After taking a long winter’s nap from eating your bodyweight in cookies, there are few things better than a Christmas Day football game.
But while we watch with excitement, the players are forced to be away from their families during one of the family-centered holidays.
Bill Cowher, the former head coach of the Pittsburgh Steelers, was on CBS Mornings and talked with Nate Burleson and Gayle King about how the team handled Christmas Day games when he was in charge.
“We’re in Appleton, Wisconsin, getting ready to play the Green Bay Packers and we were the only ones in the hotel,” Cowher told Burleson and King. “So Dick LeBeau would come up and recite Clement Clark Moore’s ‘Twas the Night Before Christmas.”
LeBeau’s reading of ‘Twas the Night Before Christmas has become that of legend within Steelers lore over the years. What few people know is that the former defensive coordinator didn’t just read it to the players, he performed it.
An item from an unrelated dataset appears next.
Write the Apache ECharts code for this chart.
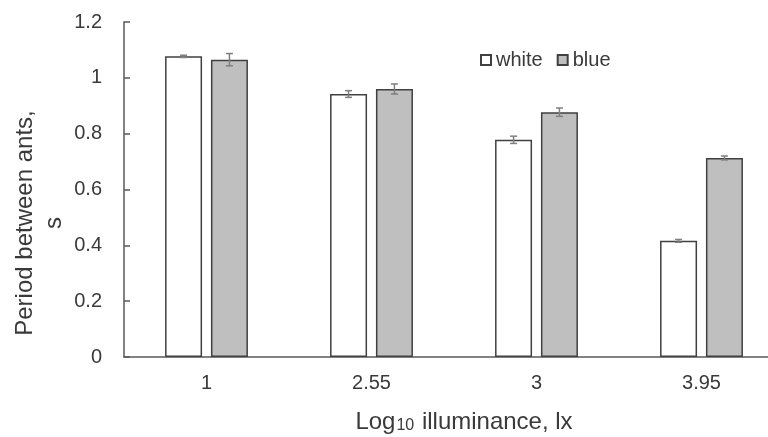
<!DOCTYPE html>
<html>
<head>
<meta charset="utf-8">
<style>
  html, body { margin: 0; padding: 0; background: #ffffff; }
  #chart { width: 768px; height: 437px; }
</style>
<script src="https://cdn.jsdelivr.net/npm/echarts@6/dist/echarts.min.js"></script>
</head>
<body>
<div id="chart"></div>
<script>
const categories = ['1', '2.55', '3', '3.95'];
const whiteValues = [1.077, 0.942, 0.778, 0.416];
const blueValues = [1.065, 0.960, 0.877, 0.713];
const whiteErrors = [0.004, 0.012, 0.013, 0.005];
const blueErrors = [0.022, 0.018, 0.015, 0.007];
const yTickLabels = ['0', '0.2', '0.4', '0.6', '0.8', '1', '1.2'];

const FONT = 'Liberation Sans, Arial, sans-serif';
const TEXT = '#3a3a3a';
const BAR_W = 37;
const BAR_GAP = 0.24;

function errorBars(sign) {
  return function (params, api) {
    const i = api.value(0);
    const v = api.value(1);
    const e = api.value(2);
    const off = sign * BAR_W * (1 + BAR_GAP) / 2;
    const x = api.coord([i, v])[0] + off;
    const yTop = api.coord([i, v + e])[1];
    const yBot = api.coord([i, v - e])[1];
    const cap = 3.5;
    const style = { stroke: '#7f7f7f', lineWidth: 1.5 };
    return {
      type: 'group',
      children: [
        { type: 'line', shape: { x1: x, y1: yTop, x2: x, y2: yBot }, style: style },
        { type: 'line', shape: { x1: x - cap, y1: yTop, x2: x + cap, y2: yTop }, style: style },
        { type: 'line', shape: { x1: x - cap, y1: yBot, x2: x + cap, y2: yBot }, style: style }
      ]
    };
  };
}

const chart = echarts.init(document.getElementById('chart'), null, { renderer: 'canvas' });
chart.setOption({
  animation: false,
  backgroundColor: '#ffffff',
  textStyle: { fontFamily: FONT, color: TEXT },
  grid: { left: 124, top: 22, width: 660, height: 335, containLabel: false, outerBoundsMode: 'none' },
  legend: {
    data: ['white', 'blue'],
    left: 475,
    top: 45,
    icon: 'rect',
    itemWidth: 10,
    itemHeight: 10,
    itemGap: 14,
    textStyle: { fontFamily: FONT, fontSize: 20, color: TEXT }
  },
  xAxis: {
    type: 'category',
    data: categories,
    axisLine: { show: true, lineStyle: { color: '#595959', width: 1.5 } },
    axisTick: { show: false },
    axisLabel: { fontFamily: FONT, fontSize: 20, color: TEXT, margin: 16 },
    splitLine: { show: false }
  },
  yAxis: {
    type: 'value',
    min: 0,
    max: 1.2,
    interval: 0.2,
    axisLine: { show: true, lineStyle: { color: '#595959', width: 1.5 } },
    axisTick: { show: true, inside: true, length: 6, lineStyle: { color: '#595959', width: 1.5 } },
    axisLabel: {
      fontFamily: FONT, fontSize: 20, color: TEXT, margin: 22,
      formatter: function (v) { return yTickLabels[Math.round(v / 0.2)]; }
    },
    splitLine: { show: false }
  },
  graphic: [
    {
      type: 'text',
      x: 40,
      y: 223,
      rotation: Math.PI / 2,
      style: {
        text: 'Period between ants,\ns',
        fontFamily: FONT,
        fontSize: 24,
        lineHeight: 29,
        fill: TEXT,
        align: 'center',
        verticalAlign: 'middle'
      }
    },
    {
      type: 'text',
      x: 464,
      y: 410,
      style: {
        text: '{a|Log}{sub|10}{a| illuminance, lx}',
        align: 'center',
        verticalAlign: 'top',
        fill: TEXT,
        rich: {
          a: { fontFamily: FONT, fontSize: 24, lineHeight: 24, verticalAlign: 'top', fill: TEXT },
          sub: { fontFamily: FONT, fontSize: 16, lineHeight: 16, verticalAlign: 'bottom', padding: [11, 1, 0, 1], fill: TEXT }
        }
      }
    }
  ],
  series: [
    {
      name: 'white',
      type: 'bar',
      data: whiteValues,
      barWidth: BAR_W,
      barGap: (BAR_GAP * 100) + '%',
      itemStyle: { color: '#ffffff', borderColor: '#404040', borderWidth: 1.5 },
      z: 2
    },
    {
      name: 'blue',
      type: 'bar',
      data: blueValues,
      barWidth: BAR_W,
      barGap: (BAR_GAP * 100) + '%',
      itemStyle: { color: '#bfbfbf', borderColor: '#404040', borderWidth: 1.5 },
      z: 2
    },
    {
      name: 'white error',
      type: 'custom',
      renderItem: errorBars(-1),
      data: categories.map(function (c, i) { return [i, whiteValues[i], whiteErrors[i]]; }),
      encode: { x: 0, y: 1 },
      z: 5,
      silent: true
    },
    {
      name: 'blue error',
      type: 'custom',
      renderItem: errorBars(1),
      data: categories.map(function (c, i) { return [i, blueValues[i], blueErrors[i]]; }),
      encode: { x: 0, y: 1 },
      z: 5,
      silent: true
    }
  ]
});
</script>
</body>
</html>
“He sets the scene with a whole page that he memorized and wrote to set the scene for the poem,” former Steelers defensive end Aaron Smith recalled to Steelers Depot’s Scott Brown. “It’s crazy, you’ve got the alphas of the alphas and you’re in a meeting with a bunch of alpha males that play professional football, which is a violent game, and this is the night before a game.
“That mindset is there and you get this guy who stands up there and starts this poem the night before a game but he’s so animated and so into it. He’s in full-on character. If you look around the room, you’ve got nothing but alpha males and they’re like little kids, the look in their eyes. You feel like you’re a kid in kindergarten watching some guy perform a scene in front of you and you’re just captivated by it.”
For the 13 years LeBeau was in Pittsburgh, he continued the tradition started within his own family, and while it may seem that act may grow old over time, former Steelers assistant head coach John Mitchell assured Brown it did not.
“You would think guys who had been here six, seven years would get tired of it,” said former Steelers assistant head coach John Mitchell. “But when December came, every day they would come in and tease Dick, ‘Hey, get your act together. We’re looking forward to The Night Before Christmas.”
Cowher explained that it was the team’s way of separating the game from life and focusing on what was important to them: family and each other.
For those keeping score at home, Cowher did mention that the Steelers won that game, gifting the city of Pittsburgh one last present.